__WHAT YOU WILL DO__. Starting at the first line of the data, print each line verbatim up to and including the line bearing "from matplotlib.patches import Rectangle", omitting pictures.

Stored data
○ ○ ○ ○ ○ ○ ○
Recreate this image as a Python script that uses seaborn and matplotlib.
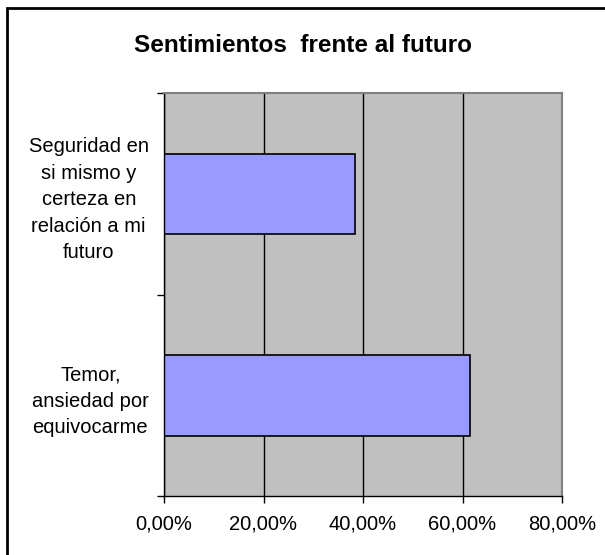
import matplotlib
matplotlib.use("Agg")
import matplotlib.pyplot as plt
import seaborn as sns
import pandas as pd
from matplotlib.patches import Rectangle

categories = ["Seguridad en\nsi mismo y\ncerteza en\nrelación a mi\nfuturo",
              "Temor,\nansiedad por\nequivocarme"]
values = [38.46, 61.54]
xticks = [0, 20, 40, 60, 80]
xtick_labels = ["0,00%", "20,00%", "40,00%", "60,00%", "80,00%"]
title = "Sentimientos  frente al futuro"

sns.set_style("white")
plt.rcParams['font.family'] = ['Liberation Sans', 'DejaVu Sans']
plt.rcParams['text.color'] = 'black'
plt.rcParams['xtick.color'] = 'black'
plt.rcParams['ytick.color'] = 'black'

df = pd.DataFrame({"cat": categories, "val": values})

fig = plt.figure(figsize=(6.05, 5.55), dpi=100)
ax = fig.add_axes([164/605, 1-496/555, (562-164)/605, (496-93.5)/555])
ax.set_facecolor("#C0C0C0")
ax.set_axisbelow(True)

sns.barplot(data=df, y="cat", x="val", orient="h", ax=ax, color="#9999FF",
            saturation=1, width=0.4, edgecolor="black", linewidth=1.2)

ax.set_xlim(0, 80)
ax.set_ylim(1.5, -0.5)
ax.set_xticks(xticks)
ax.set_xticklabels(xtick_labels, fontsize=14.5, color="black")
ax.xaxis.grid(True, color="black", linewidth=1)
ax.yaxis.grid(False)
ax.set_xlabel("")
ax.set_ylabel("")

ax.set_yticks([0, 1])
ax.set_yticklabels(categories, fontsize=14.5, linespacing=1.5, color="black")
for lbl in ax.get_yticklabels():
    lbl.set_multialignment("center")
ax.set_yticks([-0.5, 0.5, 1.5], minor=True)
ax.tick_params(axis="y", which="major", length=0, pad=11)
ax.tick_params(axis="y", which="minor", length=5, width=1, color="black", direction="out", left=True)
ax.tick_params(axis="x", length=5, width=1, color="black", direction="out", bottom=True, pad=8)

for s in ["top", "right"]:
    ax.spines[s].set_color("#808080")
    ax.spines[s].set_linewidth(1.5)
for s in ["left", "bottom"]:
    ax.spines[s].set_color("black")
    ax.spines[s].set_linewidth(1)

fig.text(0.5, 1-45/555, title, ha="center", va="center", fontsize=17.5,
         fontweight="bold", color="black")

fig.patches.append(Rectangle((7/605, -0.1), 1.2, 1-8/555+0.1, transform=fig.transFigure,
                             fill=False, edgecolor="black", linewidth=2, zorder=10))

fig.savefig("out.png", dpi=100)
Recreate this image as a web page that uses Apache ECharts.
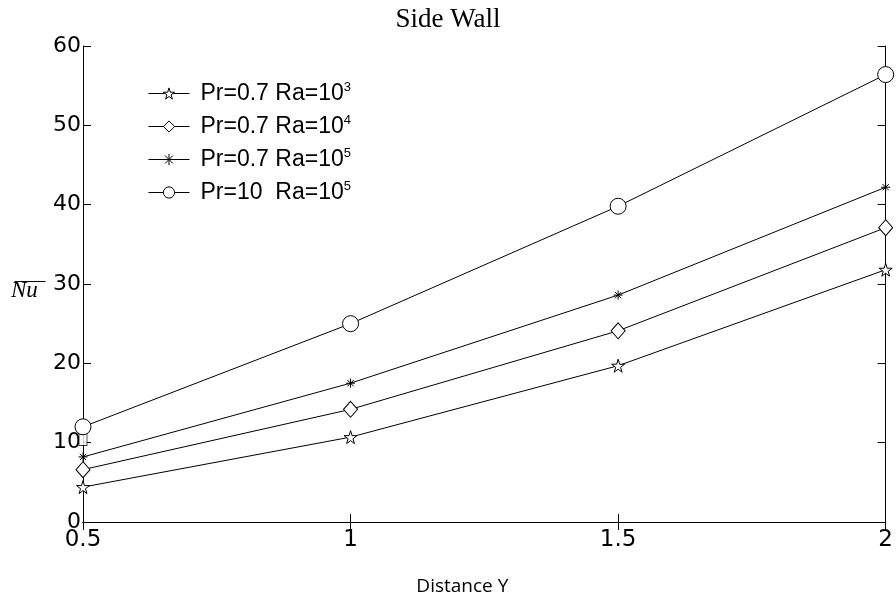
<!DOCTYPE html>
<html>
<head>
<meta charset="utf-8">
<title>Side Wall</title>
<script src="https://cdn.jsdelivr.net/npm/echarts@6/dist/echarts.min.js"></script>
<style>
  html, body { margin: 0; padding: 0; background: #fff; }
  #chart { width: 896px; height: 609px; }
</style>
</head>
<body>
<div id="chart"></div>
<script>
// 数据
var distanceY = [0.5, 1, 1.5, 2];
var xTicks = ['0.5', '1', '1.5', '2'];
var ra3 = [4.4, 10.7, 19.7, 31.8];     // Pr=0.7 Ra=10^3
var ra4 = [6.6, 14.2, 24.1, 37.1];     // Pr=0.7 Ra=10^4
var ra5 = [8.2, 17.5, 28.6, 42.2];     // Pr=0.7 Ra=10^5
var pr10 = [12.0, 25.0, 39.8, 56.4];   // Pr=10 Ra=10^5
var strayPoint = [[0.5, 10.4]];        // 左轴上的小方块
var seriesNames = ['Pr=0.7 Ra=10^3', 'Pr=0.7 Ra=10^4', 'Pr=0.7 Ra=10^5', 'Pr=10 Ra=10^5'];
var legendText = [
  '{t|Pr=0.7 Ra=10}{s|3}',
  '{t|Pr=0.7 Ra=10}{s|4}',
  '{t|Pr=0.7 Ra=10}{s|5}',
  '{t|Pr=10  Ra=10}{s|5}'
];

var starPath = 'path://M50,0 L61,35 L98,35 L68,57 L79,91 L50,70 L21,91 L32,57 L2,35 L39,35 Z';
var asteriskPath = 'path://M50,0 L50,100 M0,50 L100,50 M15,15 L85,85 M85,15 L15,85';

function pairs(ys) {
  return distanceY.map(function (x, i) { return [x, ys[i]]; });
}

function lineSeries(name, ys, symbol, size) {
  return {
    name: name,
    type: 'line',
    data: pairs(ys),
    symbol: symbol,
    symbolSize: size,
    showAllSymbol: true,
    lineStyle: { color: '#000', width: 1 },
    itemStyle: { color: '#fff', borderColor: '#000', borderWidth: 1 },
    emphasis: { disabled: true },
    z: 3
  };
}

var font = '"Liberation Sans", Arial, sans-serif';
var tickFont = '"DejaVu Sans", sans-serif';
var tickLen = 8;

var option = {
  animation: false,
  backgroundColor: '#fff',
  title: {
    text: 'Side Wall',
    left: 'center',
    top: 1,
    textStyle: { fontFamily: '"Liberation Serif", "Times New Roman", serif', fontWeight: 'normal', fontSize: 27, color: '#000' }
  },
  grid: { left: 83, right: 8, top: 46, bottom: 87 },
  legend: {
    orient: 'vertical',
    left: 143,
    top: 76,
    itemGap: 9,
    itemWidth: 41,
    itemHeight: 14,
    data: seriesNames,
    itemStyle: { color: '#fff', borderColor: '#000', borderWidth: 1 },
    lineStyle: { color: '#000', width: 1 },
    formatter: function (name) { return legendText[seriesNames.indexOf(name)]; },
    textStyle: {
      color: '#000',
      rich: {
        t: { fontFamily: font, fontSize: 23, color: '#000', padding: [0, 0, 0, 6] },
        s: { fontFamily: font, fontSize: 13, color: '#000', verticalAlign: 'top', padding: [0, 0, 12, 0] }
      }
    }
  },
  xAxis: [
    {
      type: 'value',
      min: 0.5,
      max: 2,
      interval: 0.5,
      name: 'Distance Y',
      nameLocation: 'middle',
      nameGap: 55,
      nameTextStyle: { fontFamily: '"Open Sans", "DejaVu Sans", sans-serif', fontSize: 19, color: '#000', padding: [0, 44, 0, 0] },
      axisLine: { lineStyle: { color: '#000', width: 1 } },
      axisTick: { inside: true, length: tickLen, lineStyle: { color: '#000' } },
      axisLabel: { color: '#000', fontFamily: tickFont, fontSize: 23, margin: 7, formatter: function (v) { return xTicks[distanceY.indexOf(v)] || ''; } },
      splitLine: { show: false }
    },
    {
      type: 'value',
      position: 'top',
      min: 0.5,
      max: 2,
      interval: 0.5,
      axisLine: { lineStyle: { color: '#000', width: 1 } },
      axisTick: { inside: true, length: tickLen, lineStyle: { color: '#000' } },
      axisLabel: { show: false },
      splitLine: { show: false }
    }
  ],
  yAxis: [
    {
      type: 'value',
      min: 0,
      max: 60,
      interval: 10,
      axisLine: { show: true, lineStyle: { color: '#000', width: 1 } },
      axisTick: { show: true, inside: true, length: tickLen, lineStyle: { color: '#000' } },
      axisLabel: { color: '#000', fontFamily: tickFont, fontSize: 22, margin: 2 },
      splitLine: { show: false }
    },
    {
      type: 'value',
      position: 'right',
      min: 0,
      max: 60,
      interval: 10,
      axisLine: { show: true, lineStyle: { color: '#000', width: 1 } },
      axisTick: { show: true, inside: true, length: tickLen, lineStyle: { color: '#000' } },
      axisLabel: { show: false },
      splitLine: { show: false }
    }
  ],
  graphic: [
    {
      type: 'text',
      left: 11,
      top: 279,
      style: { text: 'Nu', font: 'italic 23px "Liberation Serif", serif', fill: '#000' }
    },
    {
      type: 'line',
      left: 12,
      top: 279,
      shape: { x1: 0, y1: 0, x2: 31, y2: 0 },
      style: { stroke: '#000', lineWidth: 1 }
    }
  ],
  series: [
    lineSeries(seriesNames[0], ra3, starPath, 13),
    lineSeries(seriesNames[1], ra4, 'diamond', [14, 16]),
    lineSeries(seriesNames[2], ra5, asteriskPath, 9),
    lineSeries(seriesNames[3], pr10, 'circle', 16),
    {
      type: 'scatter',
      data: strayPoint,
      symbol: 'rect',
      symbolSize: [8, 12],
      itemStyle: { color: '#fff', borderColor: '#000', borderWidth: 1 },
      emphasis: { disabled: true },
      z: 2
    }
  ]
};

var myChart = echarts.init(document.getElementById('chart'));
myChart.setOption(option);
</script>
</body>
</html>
○ ○ ○ ○ ○ ○ ○
__TASK ANSWER__.
Recreate this image as a Python script that uses seaborn and matplotlib.
import matplotlib
matplotlib.use("Agg")
import matplotlib.pyplot as plt
import seaborn as sns
import pandas as pd
from matplotlib.patches import Rectangle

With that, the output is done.